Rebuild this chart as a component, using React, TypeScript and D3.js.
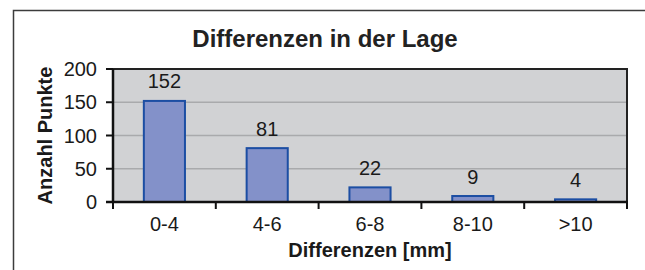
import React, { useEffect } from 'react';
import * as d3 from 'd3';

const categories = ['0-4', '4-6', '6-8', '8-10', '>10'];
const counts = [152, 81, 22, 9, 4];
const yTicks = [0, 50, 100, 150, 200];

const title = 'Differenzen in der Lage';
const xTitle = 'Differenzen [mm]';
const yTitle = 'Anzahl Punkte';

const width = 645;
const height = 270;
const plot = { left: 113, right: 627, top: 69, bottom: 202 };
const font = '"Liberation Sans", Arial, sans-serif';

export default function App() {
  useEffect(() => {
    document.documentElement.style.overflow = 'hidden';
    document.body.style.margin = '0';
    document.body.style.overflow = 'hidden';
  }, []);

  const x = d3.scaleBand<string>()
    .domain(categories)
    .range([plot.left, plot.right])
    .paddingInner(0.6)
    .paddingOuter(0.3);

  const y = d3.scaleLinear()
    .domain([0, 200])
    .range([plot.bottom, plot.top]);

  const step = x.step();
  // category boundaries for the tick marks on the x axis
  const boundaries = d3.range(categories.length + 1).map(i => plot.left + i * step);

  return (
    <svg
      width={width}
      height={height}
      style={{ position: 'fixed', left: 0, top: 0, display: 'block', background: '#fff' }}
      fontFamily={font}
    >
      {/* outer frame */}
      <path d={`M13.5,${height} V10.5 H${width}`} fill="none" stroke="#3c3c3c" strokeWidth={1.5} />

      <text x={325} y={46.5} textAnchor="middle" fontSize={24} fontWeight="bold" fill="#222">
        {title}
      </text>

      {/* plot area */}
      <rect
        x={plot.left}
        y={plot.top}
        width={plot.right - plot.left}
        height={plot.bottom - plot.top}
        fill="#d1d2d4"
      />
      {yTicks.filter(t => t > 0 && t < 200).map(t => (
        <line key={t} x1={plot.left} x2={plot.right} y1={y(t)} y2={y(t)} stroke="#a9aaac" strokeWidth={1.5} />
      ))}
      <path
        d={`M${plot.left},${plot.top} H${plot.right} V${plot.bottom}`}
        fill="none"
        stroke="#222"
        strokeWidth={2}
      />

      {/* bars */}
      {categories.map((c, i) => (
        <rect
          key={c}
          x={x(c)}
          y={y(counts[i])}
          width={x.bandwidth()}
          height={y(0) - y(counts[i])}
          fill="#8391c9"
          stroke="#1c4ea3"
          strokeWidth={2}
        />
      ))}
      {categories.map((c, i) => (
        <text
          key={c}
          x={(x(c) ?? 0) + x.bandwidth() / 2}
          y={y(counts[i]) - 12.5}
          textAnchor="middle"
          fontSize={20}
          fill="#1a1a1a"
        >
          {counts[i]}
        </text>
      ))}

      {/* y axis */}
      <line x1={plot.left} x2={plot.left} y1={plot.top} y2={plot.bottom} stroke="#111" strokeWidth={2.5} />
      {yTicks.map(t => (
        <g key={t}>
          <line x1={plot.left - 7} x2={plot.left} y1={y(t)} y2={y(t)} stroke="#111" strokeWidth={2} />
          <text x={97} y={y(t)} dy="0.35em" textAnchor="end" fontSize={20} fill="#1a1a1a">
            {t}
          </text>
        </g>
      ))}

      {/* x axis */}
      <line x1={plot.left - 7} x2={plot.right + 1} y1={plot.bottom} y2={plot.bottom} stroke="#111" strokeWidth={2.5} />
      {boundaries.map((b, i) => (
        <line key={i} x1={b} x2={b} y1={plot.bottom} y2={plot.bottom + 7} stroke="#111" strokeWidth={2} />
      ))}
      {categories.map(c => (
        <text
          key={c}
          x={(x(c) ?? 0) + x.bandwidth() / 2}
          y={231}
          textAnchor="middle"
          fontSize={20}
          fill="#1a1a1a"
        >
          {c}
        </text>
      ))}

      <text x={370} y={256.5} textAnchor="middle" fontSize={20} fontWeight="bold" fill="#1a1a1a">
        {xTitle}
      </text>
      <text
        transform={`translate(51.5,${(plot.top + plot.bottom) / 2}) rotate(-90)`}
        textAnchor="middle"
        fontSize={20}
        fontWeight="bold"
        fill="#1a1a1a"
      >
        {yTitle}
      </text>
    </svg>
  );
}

--*--

**WHAT TO DO:** Starting at the first line of the material, output exactly the lines up to and including the one with "const yTitle = 'Anzahl Punkte';". Do not include the pictures.

**TASK ANSWER:**
Rebuild this chart as a component, using React, TypeScript and D3.js.
import React, { useEffect } from 'react';
import * as d3 from 'd3';

const categories = ['0-4', '4-6', '6-8', '8-10', '>10'];
const counts = [152, 81, 22, 9, 4];
const yTicks = [0, 50, 100, 150, 200];

const title = 'Differenzen in der Lage';
const xTitle = 'Differenzen [mm]';
const yTitle = 'Anzahl Punkte';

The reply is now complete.